** begin Entries shown **

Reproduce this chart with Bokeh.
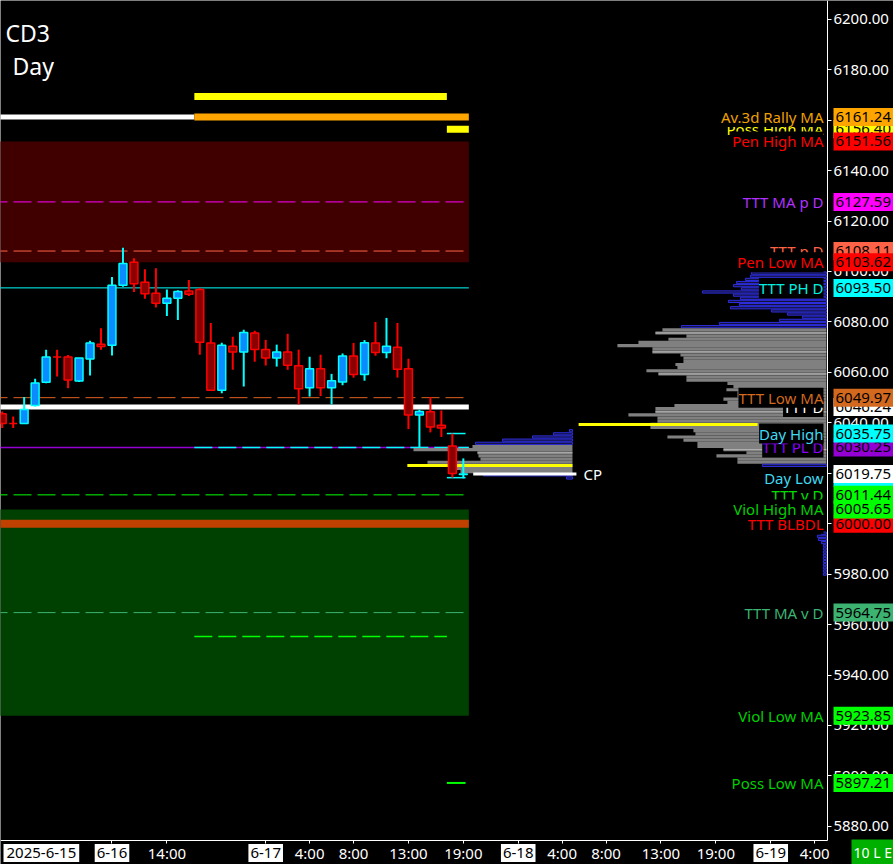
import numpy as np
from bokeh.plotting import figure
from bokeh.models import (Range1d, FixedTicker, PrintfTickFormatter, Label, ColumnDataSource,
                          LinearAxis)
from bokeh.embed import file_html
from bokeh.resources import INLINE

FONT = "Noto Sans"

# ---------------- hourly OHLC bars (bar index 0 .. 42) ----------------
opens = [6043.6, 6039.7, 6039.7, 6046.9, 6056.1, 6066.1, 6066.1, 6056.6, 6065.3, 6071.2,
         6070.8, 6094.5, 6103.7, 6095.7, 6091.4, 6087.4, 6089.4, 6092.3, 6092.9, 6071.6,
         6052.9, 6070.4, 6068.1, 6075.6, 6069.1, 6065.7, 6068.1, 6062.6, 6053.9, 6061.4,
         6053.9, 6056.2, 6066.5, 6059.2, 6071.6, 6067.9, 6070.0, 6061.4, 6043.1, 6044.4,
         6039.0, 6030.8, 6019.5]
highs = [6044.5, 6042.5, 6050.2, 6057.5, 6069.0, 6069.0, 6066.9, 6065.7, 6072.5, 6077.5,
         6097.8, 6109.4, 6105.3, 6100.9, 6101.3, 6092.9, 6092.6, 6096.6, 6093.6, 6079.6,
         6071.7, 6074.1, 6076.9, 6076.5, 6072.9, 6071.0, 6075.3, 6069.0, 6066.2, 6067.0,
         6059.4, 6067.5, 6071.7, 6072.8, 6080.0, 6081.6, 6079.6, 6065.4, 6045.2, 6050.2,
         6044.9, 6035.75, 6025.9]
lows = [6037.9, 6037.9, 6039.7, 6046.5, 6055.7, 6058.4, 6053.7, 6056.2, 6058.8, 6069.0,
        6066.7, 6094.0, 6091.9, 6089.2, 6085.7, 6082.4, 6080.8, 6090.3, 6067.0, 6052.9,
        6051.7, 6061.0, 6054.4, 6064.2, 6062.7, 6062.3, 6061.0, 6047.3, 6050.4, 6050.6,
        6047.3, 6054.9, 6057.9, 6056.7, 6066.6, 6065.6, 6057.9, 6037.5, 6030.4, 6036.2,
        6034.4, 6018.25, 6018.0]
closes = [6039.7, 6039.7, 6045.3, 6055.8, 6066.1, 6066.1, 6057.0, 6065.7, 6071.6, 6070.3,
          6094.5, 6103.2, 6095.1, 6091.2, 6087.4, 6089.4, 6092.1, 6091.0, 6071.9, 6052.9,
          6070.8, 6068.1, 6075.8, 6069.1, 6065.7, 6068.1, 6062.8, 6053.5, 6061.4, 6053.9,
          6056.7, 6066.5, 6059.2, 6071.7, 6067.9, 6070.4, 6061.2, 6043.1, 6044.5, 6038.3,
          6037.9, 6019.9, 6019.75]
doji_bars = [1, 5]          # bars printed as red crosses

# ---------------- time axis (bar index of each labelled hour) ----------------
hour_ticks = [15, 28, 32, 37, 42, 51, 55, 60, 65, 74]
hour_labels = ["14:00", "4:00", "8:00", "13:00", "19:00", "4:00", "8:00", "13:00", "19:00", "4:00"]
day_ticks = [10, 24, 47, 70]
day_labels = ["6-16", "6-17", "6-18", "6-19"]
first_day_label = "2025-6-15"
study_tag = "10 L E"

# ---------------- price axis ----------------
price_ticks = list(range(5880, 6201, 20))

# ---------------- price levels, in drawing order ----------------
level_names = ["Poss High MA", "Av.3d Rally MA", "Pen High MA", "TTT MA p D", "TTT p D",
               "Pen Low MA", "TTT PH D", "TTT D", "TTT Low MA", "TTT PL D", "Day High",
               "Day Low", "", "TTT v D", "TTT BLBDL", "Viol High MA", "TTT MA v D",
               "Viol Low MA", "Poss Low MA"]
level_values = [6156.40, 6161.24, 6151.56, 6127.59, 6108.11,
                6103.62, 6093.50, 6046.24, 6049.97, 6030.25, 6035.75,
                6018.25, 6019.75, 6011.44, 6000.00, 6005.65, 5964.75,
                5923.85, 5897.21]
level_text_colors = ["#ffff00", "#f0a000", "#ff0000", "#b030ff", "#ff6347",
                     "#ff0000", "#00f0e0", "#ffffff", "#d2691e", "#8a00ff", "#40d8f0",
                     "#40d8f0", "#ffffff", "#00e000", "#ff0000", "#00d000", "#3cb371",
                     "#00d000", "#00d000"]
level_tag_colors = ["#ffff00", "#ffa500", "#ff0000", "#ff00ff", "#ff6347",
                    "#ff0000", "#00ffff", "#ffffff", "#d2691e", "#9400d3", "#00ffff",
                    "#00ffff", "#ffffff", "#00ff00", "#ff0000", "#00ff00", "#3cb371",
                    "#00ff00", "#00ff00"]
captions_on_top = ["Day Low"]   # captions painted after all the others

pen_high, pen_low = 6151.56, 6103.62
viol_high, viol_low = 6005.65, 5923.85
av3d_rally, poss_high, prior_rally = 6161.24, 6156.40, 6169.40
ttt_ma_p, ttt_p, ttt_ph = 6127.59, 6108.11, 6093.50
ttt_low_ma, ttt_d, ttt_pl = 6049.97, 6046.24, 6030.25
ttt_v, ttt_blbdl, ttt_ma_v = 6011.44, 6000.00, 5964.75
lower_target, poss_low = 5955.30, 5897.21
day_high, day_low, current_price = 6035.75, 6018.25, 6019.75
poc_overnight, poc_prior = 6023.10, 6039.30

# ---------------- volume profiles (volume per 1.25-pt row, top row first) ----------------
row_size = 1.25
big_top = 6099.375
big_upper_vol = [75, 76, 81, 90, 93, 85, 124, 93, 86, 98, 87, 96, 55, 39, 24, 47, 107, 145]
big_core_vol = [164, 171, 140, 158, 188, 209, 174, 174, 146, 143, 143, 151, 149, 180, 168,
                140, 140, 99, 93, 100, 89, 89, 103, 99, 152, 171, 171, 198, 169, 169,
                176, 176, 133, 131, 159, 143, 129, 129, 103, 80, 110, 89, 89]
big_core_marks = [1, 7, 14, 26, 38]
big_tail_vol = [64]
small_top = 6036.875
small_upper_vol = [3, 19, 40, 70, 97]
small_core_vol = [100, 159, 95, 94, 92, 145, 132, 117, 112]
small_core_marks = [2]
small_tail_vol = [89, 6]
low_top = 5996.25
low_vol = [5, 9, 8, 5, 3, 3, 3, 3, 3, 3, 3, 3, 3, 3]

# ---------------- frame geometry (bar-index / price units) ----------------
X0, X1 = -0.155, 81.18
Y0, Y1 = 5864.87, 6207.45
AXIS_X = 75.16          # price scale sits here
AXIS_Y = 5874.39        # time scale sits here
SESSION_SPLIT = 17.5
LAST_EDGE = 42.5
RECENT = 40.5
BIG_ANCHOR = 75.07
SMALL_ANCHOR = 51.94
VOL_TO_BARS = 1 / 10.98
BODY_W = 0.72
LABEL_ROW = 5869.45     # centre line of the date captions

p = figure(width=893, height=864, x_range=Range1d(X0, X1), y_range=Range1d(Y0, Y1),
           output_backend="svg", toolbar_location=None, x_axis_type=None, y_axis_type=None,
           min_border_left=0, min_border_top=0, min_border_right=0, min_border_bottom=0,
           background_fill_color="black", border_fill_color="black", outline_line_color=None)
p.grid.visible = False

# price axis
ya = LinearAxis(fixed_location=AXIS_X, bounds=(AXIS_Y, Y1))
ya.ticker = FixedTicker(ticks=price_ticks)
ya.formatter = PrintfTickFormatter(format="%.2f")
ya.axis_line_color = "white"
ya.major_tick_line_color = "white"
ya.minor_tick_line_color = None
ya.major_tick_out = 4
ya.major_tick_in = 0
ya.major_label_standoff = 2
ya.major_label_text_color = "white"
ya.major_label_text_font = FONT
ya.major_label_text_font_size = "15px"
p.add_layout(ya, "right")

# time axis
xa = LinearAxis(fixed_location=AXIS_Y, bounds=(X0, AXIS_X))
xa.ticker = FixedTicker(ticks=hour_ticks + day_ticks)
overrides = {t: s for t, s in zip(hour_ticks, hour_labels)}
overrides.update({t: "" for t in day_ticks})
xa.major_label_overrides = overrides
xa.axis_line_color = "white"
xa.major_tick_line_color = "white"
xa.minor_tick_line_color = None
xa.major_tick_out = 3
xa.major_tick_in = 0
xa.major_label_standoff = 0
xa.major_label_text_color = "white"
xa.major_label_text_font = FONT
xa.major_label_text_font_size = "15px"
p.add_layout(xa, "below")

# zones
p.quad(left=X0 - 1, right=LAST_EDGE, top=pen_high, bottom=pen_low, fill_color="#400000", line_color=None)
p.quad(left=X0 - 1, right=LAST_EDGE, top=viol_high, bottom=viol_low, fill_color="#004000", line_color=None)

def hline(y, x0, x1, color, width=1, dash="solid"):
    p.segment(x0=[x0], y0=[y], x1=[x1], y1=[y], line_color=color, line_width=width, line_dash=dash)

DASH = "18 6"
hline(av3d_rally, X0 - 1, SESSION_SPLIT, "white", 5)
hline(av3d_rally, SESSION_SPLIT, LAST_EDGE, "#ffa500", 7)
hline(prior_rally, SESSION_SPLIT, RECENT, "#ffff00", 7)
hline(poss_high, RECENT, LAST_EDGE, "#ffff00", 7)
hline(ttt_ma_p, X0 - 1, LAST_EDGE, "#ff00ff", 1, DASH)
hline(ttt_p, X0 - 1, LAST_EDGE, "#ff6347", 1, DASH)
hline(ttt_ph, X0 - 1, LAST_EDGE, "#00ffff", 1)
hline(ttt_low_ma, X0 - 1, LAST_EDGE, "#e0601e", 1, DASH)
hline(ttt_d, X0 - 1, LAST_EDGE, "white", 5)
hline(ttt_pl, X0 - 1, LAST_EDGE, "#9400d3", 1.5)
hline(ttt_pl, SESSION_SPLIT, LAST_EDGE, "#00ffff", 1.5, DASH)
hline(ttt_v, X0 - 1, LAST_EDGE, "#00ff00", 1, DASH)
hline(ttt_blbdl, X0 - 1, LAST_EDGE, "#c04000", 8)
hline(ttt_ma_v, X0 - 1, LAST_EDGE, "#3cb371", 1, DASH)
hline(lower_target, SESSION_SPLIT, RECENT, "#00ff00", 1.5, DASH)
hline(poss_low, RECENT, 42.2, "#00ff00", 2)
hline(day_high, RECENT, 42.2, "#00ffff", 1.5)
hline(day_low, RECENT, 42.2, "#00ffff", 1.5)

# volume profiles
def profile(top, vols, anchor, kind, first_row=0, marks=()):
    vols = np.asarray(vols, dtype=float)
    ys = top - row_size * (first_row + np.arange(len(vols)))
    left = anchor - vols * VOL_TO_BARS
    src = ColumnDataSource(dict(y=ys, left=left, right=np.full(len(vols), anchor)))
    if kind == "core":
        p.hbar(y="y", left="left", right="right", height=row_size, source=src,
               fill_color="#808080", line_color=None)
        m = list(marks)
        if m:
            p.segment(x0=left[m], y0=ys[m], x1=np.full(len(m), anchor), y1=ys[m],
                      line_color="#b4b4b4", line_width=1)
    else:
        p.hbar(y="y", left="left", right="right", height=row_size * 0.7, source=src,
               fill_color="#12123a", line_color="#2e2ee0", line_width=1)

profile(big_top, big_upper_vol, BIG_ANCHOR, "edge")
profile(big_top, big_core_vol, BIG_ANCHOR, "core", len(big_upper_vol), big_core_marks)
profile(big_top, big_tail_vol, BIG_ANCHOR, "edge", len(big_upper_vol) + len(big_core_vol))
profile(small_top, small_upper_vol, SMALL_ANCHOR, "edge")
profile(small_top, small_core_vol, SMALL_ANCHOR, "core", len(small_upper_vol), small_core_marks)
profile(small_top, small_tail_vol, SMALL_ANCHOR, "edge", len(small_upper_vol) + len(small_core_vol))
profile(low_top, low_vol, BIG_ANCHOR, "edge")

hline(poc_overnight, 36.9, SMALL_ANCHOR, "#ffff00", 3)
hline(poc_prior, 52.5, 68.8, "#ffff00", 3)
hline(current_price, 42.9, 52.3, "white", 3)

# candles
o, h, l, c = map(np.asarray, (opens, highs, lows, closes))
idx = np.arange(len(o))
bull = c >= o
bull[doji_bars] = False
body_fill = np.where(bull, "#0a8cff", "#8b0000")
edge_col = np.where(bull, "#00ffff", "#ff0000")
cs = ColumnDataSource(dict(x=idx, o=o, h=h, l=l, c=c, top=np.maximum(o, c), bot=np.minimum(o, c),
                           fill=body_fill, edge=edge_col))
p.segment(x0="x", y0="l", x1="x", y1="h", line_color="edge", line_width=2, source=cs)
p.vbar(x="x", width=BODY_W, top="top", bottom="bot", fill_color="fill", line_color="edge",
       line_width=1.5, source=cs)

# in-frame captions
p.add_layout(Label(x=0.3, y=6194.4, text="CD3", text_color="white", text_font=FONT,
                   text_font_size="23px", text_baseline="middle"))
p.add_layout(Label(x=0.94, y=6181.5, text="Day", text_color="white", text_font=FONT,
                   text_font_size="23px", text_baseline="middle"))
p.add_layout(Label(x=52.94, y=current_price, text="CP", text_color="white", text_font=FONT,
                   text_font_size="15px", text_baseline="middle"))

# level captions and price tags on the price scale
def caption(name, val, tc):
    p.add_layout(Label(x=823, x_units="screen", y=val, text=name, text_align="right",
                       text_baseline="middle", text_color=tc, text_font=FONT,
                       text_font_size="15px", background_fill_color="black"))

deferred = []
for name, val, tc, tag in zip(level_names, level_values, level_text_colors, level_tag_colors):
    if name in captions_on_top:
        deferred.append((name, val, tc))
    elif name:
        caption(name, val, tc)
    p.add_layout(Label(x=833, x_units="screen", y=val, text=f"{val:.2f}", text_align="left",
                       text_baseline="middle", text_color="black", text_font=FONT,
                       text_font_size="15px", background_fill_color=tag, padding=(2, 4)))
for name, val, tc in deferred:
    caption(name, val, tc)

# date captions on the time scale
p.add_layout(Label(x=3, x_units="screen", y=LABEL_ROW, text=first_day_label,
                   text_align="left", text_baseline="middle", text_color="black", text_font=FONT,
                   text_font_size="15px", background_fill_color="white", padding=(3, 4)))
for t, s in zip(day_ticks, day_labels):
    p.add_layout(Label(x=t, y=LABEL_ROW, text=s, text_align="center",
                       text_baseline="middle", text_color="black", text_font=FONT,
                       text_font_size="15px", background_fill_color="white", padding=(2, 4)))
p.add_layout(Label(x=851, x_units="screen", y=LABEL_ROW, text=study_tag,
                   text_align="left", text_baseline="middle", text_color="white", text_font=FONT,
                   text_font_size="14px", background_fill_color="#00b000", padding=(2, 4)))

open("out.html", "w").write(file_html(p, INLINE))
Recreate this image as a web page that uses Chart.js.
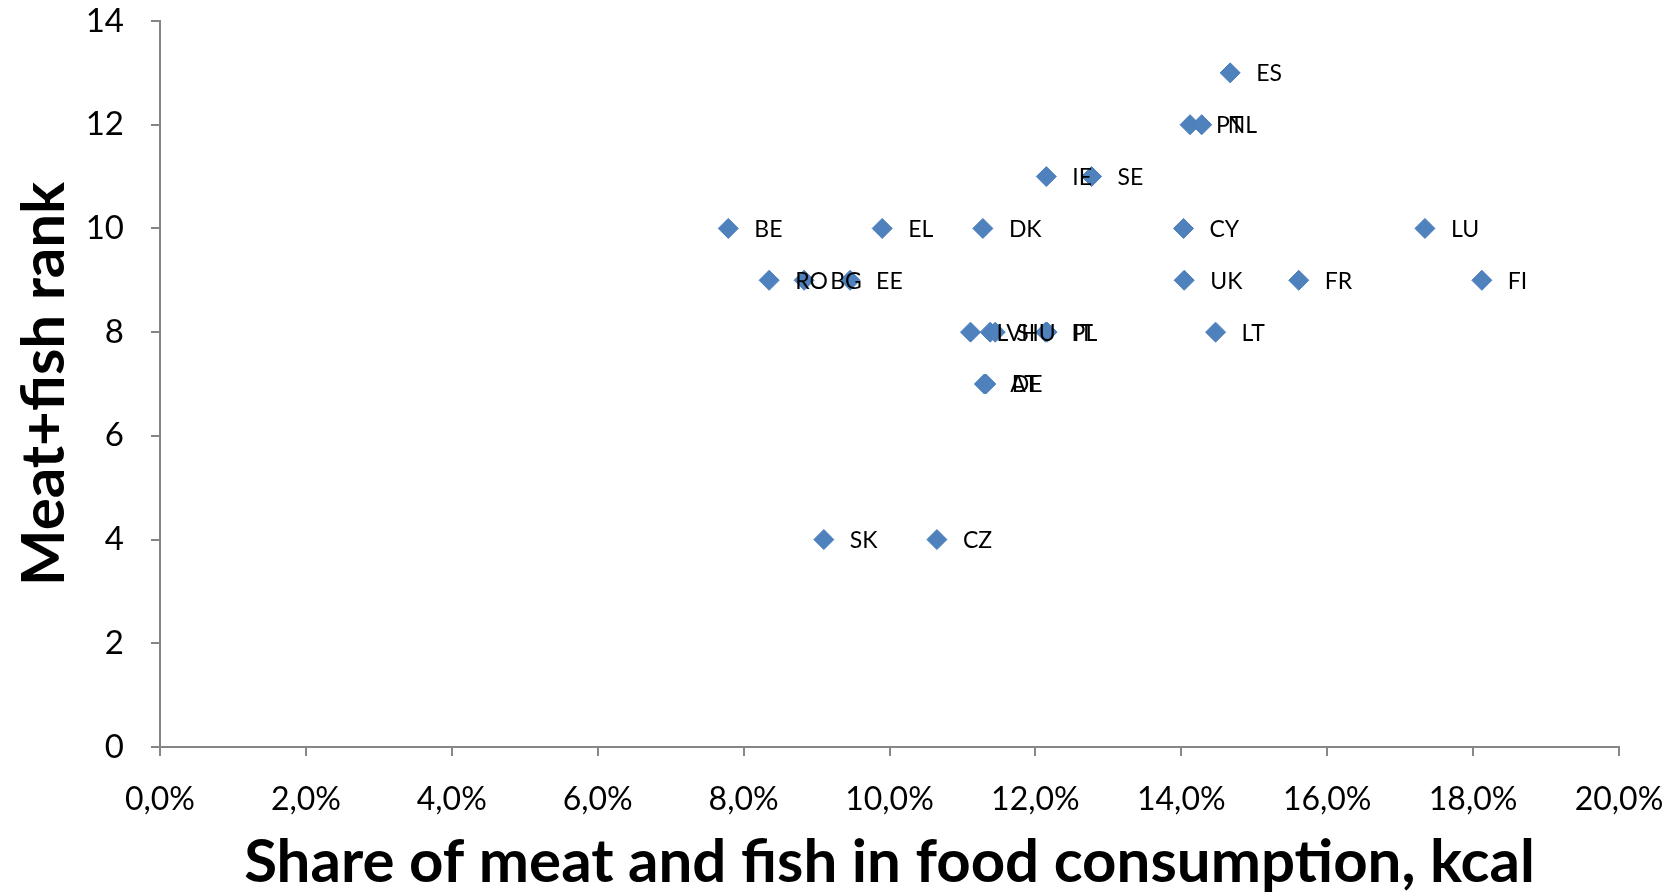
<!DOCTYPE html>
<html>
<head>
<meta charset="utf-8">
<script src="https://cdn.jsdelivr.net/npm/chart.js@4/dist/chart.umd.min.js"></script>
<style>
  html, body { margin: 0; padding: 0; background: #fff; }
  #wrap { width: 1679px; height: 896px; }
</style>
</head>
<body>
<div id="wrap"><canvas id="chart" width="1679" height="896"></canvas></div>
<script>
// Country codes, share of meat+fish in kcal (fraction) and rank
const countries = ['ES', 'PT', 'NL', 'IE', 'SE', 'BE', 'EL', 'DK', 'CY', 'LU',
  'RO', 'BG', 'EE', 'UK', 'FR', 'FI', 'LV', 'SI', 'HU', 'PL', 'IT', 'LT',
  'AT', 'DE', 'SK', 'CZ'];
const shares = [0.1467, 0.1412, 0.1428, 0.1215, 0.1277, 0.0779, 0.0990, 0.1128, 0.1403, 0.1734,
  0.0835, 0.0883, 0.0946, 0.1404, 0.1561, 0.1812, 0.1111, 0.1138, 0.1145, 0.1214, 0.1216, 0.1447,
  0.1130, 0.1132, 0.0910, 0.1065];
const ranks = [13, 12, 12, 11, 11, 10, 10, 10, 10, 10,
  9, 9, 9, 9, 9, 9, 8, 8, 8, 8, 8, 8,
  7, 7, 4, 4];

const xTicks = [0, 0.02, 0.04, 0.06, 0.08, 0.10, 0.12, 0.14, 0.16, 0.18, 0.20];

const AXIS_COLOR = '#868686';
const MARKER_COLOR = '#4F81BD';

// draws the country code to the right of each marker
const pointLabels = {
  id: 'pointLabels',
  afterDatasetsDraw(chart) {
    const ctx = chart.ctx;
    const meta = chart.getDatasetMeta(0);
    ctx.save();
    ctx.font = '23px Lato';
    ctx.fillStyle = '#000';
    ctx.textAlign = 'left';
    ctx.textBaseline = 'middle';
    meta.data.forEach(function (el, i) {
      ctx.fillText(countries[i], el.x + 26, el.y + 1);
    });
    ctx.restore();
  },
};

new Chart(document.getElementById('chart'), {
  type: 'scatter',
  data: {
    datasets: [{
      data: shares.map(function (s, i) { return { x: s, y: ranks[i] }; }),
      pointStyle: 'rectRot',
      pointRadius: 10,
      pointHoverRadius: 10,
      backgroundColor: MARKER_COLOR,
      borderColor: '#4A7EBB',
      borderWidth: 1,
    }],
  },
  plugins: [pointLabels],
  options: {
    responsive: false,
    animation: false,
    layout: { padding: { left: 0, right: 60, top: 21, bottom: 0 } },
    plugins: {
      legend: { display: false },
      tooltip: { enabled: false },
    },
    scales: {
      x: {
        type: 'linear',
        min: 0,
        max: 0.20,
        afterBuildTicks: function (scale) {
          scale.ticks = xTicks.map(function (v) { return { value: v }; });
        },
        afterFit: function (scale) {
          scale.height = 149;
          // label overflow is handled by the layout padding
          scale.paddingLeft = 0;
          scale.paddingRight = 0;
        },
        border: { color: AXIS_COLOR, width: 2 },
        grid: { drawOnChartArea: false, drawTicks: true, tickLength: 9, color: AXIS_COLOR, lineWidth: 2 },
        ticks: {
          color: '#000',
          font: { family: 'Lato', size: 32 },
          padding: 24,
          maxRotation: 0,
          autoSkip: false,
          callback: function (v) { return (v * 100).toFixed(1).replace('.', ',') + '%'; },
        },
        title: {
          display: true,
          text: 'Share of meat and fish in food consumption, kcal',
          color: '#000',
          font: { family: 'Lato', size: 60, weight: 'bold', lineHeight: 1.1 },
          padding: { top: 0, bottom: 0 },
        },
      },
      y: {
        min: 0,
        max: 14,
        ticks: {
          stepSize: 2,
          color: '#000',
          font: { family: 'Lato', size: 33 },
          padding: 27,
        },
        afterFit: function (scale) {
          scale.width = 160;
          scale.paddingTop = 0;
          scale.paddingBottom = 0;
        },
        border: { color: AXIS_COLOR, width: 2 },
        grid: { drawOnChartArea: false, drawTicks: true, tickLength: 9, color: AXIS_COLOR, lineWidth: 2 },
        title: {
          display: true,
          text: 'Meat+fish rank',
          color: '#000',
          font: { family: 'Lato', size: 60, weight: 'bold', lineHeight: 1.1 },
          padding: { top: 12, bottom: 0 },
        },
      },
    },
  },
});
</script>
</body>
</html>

** end Entries shown **

* [What you should do]
Word for word, give again the lines from the first entry to the line with "doji_bars = [1, 5]", inclusive. Exclude the pictures.

* [Result of the task]
Reproduce this chart with Bokeh.
import numpy as np
from bokeh.plotting import figure
from bokeh.models import (Range1d, FixedTicker, PrintfTickFormatter, Label, ColumnDataSource,
                          LinearAxis)
from bokeh.embed import file_html
from bokeh.resources import INLINE

FONT = "Noto Sans"

# ---------------- hourly OHLC bars (bar index 0 .. 42) ----------------
opens = [6043.6, 6039.7, 6039.7, 6046.9, 6056.1, 6066.1, 6066.1, 6056.6, 6065.3, 6071.2,
         6070.8, 6094.5, 6103.7, 6095.7, 6091.4, 6087.4, 6089.4, 6092.3, 6092.9, 6071.6,
         6052.9, 6070.4, 6068.1, 6075.6, 6069.1, 6065.7, 6068.1, 6062.6, 6053.9, 6061.4,
         6053.9, 6056.2, 6066.5, 6059.2, 6071.6, 6067.9, 6070.0, 6061.4, 6043.1, 6044.4,
         6039.0, 6030.8, 6019.5]
highs = [6044.5, 6042.5, 6050.2, 6057.5, 6069.0, 6069.0, 6066.9, 6065.7, 6072.5, 6077.5,
         6097.8, 6109.4, 6105.3, 6100.9, 6101.3, 6092.9, 6092.6, 6096.6, 6093.6, 6079.6,
         6071.7, 6074.1, 6076.9, 6076.5, 6072.9, 6071.0, 6075.3, 6069.0, 6066.2, 6067.0,
         6059.4, 6067.5, 6071.7, 6072.8, 6080.0, 6081.6, 6079.6, 6065.4, 6045.2, 6050.2,
         6044.9, 6035.75, 6025.9]
lows = [6037.9, 6037.9, 6039.7, 6046.5, 6055.7, 6058.4, 6053.7, 6056.2, 6058.8, 6069.0,
        6066.7, 6094.0, 6091.9, 6089.2, 6085.7, 6082.4, 6080.8, 6090.3, 6067.0, 6052.9,
        6051.7, 6061.0, 6054.4, 6064.2, 6062.7, 6062.3, 6061.0, 6047.3, 6050.4, 6050.6,
        6047.3, 6054.9, 6057.9, 6056.7, 6066.6, 6065.6, 6057.9, 6037.5, 6030.4, 6036.2,
        6034.4, 6018.25, 6018.0]
closes = [6039.7, 6039.7, 6045.3, 6055.8, 6066.1, 6066.1, 6057.0, 6065.7, 6071.6, 6070.3,
          6094.5, 6103.2, 6095.1, 6091.2, 6087.4, 6089.4, 6092.1, 6091.0, 6071.9, 6052.9,
          6070.8, 6068.1, 6075.8, 6069.1, 6065.7, 6068.1, 6062.8, 6053.5, 6061.4, 6053.9,
          6056.7, 6066.5, 6059.2, 6071.7, 6067.9, 6070.4, 6061.2, 6043.1, 6044.5, 6038.3,
          6037.9, 6019.9, 6019.75]
doji_bars = [1, 5]          # bars printed as red crosses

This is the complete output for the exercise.